DATASET EXCERPTS:
□ □ □
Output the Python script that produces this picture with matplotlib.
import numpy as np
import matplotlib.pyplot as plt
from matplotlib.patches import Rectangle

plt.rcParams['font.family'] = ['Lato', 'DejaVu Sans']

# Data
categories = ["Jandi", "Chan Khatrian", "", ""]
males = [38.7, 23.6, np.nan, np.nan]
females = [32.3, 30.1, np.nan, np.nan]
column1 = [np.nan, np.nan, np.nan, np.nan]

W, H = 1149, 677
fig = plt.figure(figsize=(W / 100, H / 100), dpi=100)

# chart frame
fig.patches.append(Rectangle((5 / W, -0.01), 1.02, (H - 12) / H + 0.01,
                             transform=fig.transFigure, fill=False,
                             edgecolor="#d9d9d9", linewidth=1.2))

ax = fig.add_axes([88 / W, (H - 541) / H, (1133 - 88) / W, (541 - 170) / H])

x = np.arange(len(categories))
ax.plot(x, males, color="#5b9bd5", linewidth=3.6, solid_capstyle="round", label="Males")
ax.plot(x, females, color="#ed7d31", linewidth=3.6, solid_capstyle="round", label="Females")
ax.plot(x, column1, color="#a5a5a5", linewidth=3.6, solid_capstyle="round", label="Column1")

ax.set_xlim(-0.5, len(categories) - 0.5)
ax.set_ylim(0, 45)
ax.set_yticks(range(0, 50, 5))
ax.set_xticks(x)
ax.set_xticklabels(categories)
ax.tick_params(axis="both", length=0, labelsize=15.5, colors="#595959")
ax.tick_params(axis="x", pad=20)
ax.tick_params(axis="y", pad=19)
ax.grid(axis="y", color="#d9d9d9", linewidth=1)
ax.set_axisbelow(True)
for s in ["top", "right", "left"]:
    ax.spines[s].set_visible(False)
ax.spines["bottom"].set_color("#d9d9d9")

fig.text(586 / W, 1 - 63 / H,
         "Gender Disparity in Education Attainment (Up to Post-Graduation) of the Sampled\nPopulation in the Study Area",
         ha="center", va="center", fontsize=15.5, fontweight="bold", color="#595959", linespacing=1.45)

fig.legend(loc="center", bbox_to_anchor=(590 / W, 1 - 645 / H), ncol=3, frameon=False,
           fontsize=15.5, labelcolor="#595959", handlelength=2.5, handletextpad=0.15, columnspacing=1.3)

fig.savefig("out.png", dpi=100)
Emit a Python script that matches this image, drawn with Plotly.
□ □ □
CHALLENGE:
Go back to the listing above and please repeat it exactly.

ANSWER FOR THIS EXERCISE:
Output the Python script that produces this picture with matplotlib.
import numpy as np
import matplotlib.pyplot as plt
from matplotlib.patches import Rectangle

plt.rcParams['font.family'] = ['Lato', 'DejaVu Sans']

# Data
categories = ["Jandi", "Chan Khatrian", "", ""]
males = [38.7, 23.6, np.nan, np.nan]
females = [32.3, 30.1, np.nan, np.nan]
column1 = [np.nan, np.nan, np.nan, np.nan]

W, H = 1149, 677
fig = plt.figure(figsize=(W / 100, H / 100), dpi=100)

# chart frame
fig.patches.append(Rectangle((5 / W, -0.01), 1.02, (H - 12) / H + 0.01,
                             transform=fig.transFigure, fill=False,
                             edgecolor="#d9d9d9", linewidth=1.2))

ax = fig.add_axes([88 / W, (H - 541) / H, (1133 - 88) / W, (541 - 170) / H])

x = np.arange(len(categories))
ax.plot(x, males, color="#5b9bd5", linewidth=3.6, solid_capstyle="round", label="Males")
ax.plot(x, females, color="#ed7d31", linewidth=3.6, solid_capstyle="round", label="Females")
ax.plot(x, column1, color="#a5a5a5", linewidth=3.6, solid_capstyle="round", label="Column1")

ax.set_xlim(-0.5, len(categories) - 0.5)
ax.set_ylim(0, 45)
ax.set_yticks(range(0, 50, 5))
ax.set_xticks(x)
ax.set_xticklabels(categories)
ax.tick_params(axis="both", length=0, labelsize=15.5, colors="#595959")
ax.tick_params(axis="x", pad=20)
ax.tick_params(axis="y", pad=19)
ax.grid(axis="y", color="#d9d9d9", linewidth=1)
ax.set_axisbelow(True)
for s in ["top", "right", "left"]:
    ax.spines[s].set_visible(False)
ax.spines["bottom"].set_color("#d9d9d9")

fig.text(586 / W, 1 - 63 / H,
         "Gender Disparity in Education Attainment (Up to Post-Graduation) of the Sampled\nPopulation in the Study Area",
         ha="center", va="center", fontsize=15.5, fontweight="bold", color="#595959", linespacing=1.45)

fig.legend(loc="center", bbox_to_anchor=(590 / W, 1 - 645 / H), ncol=3, frameon=False,
           fontsize=15.5, labelcolor="#595959", handlelength=2.5, handletextpad=0.15, columnspacing=1.3)

fig.savefig("out.png", dpi=100)
Emit a Python script that matches this image, drawn with Plotly.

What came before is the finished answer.